*TO DO:*
Go through the material and write it all out exactly, minus the pictures.

*DATA SEGMENT:*
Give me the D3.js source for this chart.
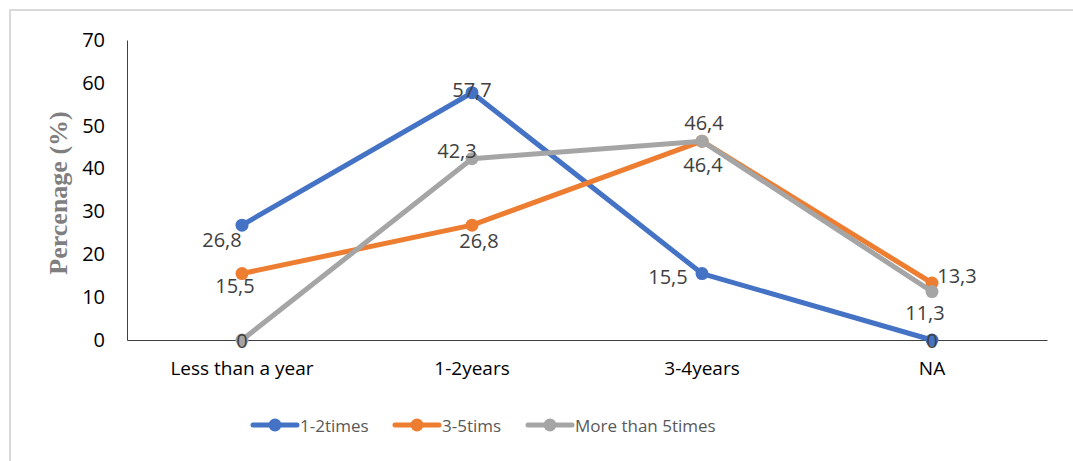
<!DOCTYPE html>
<html>
<head>
<meta charset="utf-8">
<script src="https://cdn.jsdelivr.net/npm/d3@7"></script>
<style>
  body { margin: 0; background: #fff; }
  svg text { font-family: "Open Sans", "Liberation Sans", sans-serif; }
</style>
</head>
<body>
<div id="vis-container"></div>
<script>
// chart data
const categories = ["Less than a year", "1-2years", "3-4years", "NA"];
const seriesNames = ["1-2times", "3-5tims", "More than 5times"];
const onceTwice = [26.8, 57.7, 15.5, 0];
const threeFive = [15.5, 26.8, 46.4, 13.3];
const moreThanFive = [0, 42.3, 46.4, 11.3];
const yTicks = [0, 10, 20, 30, 40, 50, 60, 70];

// label nudges (px) per series / point, like the dragged labels in the original
const labelShift = [
  [[-20, 14], [0, -3], [-34, 3], [0, 0]],
  [[-7, 12], [7, 15], [1, 23], [25, -8]],
  [[0, 0], [-15, -8], [2, -19], [-7, 21]]
];

const width = 1073;
const height = 461;
const margin = {left: 127, right: 26, top: 40, bottom: 121};
const colors = ["#4472C4", "#ED7D31", "#A5A5A5"];

const svg = d3.select("#vis-container")
  .append("svg")
  .attr("width", width)
  .attr("height", height);

// outer frame (only top/left edge visible in the original)
svg.append("path")
  .attr("d", `M10,${height} V10 H${width}`)
  .attr("fill", "none")
  .attr("stroke", "#d9d9d9")
  .attr("stroke-width", 2);

let x = d3.scaleBand()
  .domain(categories)
  .range([margin.left, width - margin.right]);

let y = d3.scaleLinear()
  .domain([0, 70])
  .range([height - margin.bottom, margin.top]);

// y axis
svg.append("g")
  .attr("transform", `translate(${margin.left},0)`)
  .call(d3.axisLeft(y).tickValues(yTicks).tickSize(0).tickPadding(22))
  .call(g => g.select(".domain").attr("stroke", "#404040"))
  .call(g => g.selectAll("text")
    .attr("font-size", "20px")
    .attr("fill", "#000")
    .attr("font-family", "Open Sans"));

// x axis
svg.append("g")
  .attr("transform", `translate(0,${height - margin.bottom})`)
  .call(d3.axisBottom(x).tickSize(0).tickPadding(22))
  .call(g => g.select(".domain").attr("stroke", "#404040"))
  .call(g => g.selectAll("text")
    .attr("font-size", "19px")
    .attr("fill", "#000")
    .attr("font-family", "Open Sans"));

// y label
svg.append("text")
  .attr("transform", `translate(67,193) rotate(-90)`)
  .attr("text-anchor", "middle")
  .style("font-family", "'Liberation Serif', serif")
  .attr("font-weight", "bold")
  .attr("font-size", "26px")
  .attr("fill", "#7f7f7f")
  .text("Percenage (%)");

const allSeries = [onceTwice, threeFive, moreThanFive];
const cx = c => x(c) + x.bandwidth() / 2;

const line = d3.line()
  .x((d, i) => cx(categories[i]))
  .y(d => y(d));

allSeries.forEach((vals, s) => {
  svg.append("path")
    .datum(vals)
    .attr("fill", "none")
    .attr("stroke", colors[s])
    .attr("stroke-width", 5)
    .attr("stroke-linejoin", "round")
    .attr("d", line);

  svg.selectAll(".dot" + s)
    .data(vals)
    .enter()
    .append("circle")
    .attr("cx", (d, i) => cx(categories[i]))
    .attr("cy", d => y(d))
    .attr("r", 6.5)
    .attr("fill", colors[s]);
});

// data labels on top of everything
allSeries.forEach((vals, s) => {
  svg.selectAll(".lab" + s)
    .data(vals)
    .enter()
    .append("text")
    .attr("x", (d, i) => cx(categories[i]) + labelShift[s][i][0])
    .attr("y", (d, i) => y(d) + labelShift[s][i][1])
    .attr("text-anchor", "middle")
    .attr("dominant-baseline", "central")
    .attr("font-size", "20px")
    .attr("fill", "#404040")
    .text(d => String(d).replace(".", ","));
});

// legend
const legendX = [253, 395, 528];
const legend = svg.append("g").attr("transform", "translate(0,425)");
seriesNames.forEach((name, s) => {
  const g = legend.append("g").attr("transform", `translate(${legendX[s]},0)`);
  g.append("line")
    .attr("x1", 0).attr("x2", 44)
    .attr("stroke", colors[s])
    .attr("stroke-width", 5)
    .attr("stroke-linecap", "round");
  g.append("circle")
    .attr("cx", 22).attr("r", 6.5)
    .attr("fill", colors[s]);
  g.append("text")
    .attr("x", 47)
    .attr("dominant-baseline", "central")
    .attr("font-size", "17px")
    .attr("fill", "#595959")
    .text(name);
});
</script>
</body>
</html>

*RIGHT ANSWER:*
Give me the D3.js source for this chart.
<!DOCTYPE html>
<html>
<head>
<meta charset="utf-8">
<script src="https://cdn.jsdelivr.net/npm/d3@7"></script>
<style>
  body { margin: 0; background: #fff; }
  svg text { font-family: "Open Sans", "Liberation Sans", sans-serif; }
</style>
</head>
<body>
<div id="vis-container"></div>
<script>
// chart data
const categories = ["Less than a year", "1-2years", "3-4years", "NA"];
const seriesNames = ["1-2times", "3-5tims", "More than 5times"];
const onceTwice = [26.8, 57.7, 15.5, 0];
const threeFive = [15.5, 26.8, 46.4, 13.3];
const moreThanFive = [0, 42.3, 46.4, 11.3];
const yTicks = [0, 10, 20, 30, 40, 50, 60, 70];

// label nudges (px) per series / point, like the dragged labels in the original
const labelShift = [
  [[-20, 14], [0, -3], [-34, 3], [0, 0]],
  [[-7, 12], [7, 15], [1, 23], [25, -8]],
  [[0, 0], [-15, -8], [2, -19], [-7, 21]]
];

const width = 1073;
const height = 461;
const margin = {left: 127, right: 26, top: 40, bottom: 121};
const colors = ["#4472C4", "#ED7D31", "#A5A5A5"];

const svg = d3.select("#vis-container")
  .append("svg")
  .attr("width", width)
  .attr("height", height);

// outer frame (only top/left edge visible in the original)
svg.append("path")
  .attr("d", `M10,${height} V10 H${width}`)
  .attr("fill", "none")
  .attr("stroke", "#d9d9d9")
  .attr("stroke-width", 2);

let x = d3.scaleBand()
  .domain(categories)
  .range([margin.left, width - margin.right]);

let y = d3.scaleLinear()
  .domain([0, 70])
  .range([height - margin.bottom, margin.top]);

// y axis
svg.append("g")
  .attr("transform", `translate(${margin.left},0)`)
  .call(d3.axisLeft(y).tickValues(yTicks).tickSize(0).tickPadding(22))
  .call(g => g.select(".domain").attr("stroke", "#404040"))
  .call(g => g.selectAll("text")
    .attr("font-size", "20px")
    .attr("fill", "#000")
    .attr("font-family", "Open Sans"));

// x axis
svg.append("g")
  .attr("transform", `translate(0,${height - margin.bottom})`)
  .call(d3.axisBottom(x).tickSize(0).tickPadding(22))
  .call(g => g.select(".domain").attr("stroke", "#404040"))
  .call(g => g.selectAll("text")
    .attr("font-size", "19px")
    .attr("fill", "#000")
    .attr("font-family", "Open Sans"));

// y label
svg.append("text")
  .attr("transform", `translate(67,193) rotate(-90)`)
  .attr("text-anchor", "middle")
  .style("font-family", "'Liberation Serif', serif")
  .attr("font-weight", "bold")
  .attr("font-size", "26px")
  .attr("fill", "#7f7f7f")
  .text("Percenage (%)");

const allSeries = [onceTwice, threeFive, moreThanFive];
const cx = c => x(c) + x.bandwidth() / 2;

const line = d3.line()
  .x((d, i) => cx(categories[i]))
  .y(d => y(d));

allSeries.forEach((vals, s) => {
  svg.append("path")
    .datum(vals)
    .attr("fill", "none")
    .attr("stroke", colors[s])
    .attr("stroke-width", 5)
    .attr("stroke-linejoin", "round")
    .attr("d", line);

  svg.selectAll(".dot" + s)
    .data(vals)
    .enter()
    .append("circle")
    .attr("cx", (d, i) => cx(categories[i]))
    .attr("cy", d => y(d))
    .attr("r", 6.5)
    .attr("fill", colors[s]);
});

// data labels on top of everything
allSeries.forEach((vals, s) => {
  svg.selectAll(".lab" + s)
    .data(vals)
    .enter()
    .append("text")
    .attr("x", (d, i) => cx(categories[i]) + labelShift[s][i][0])
    .attr("y", (d, i) => y(d) + labelShift[s][i][1])
    .attr("text-anchor", "middle")
    .attr("dominant-baseline", "central")
    .attr("font-size", "20px")
    .attr("fill", "#404040")
    .text(d => String(d).replace(".", ","));
});

// legend
const legendX = [253, 395, 528];
const legend = svg.append("g").attr("transform", "translate(0,425)");
seriesNames.forEach((name, s) => {
  const g = legend.append("g").attr("transform", `translate(${legendX[s]},0)`);
  g.append("line")
    .attr("x1", 0).attr("x2", 44)
    .attr("stroke", colors[s])
    .attr("stroke-width", 5)
    .attr("stroke-linecap", "round");
  g.append("circle")
    .attr("cx", 22).attr("r", 6.5)
    .attr("fill", colors[s]);
  g.append("text")
    .attr("x", 47)
    .attr("dominant-baseline", "central")
    .attr("font-size", "17px")
    .attr("fill", "#595959")
    .text(name);
});
</script>
</body>
</html>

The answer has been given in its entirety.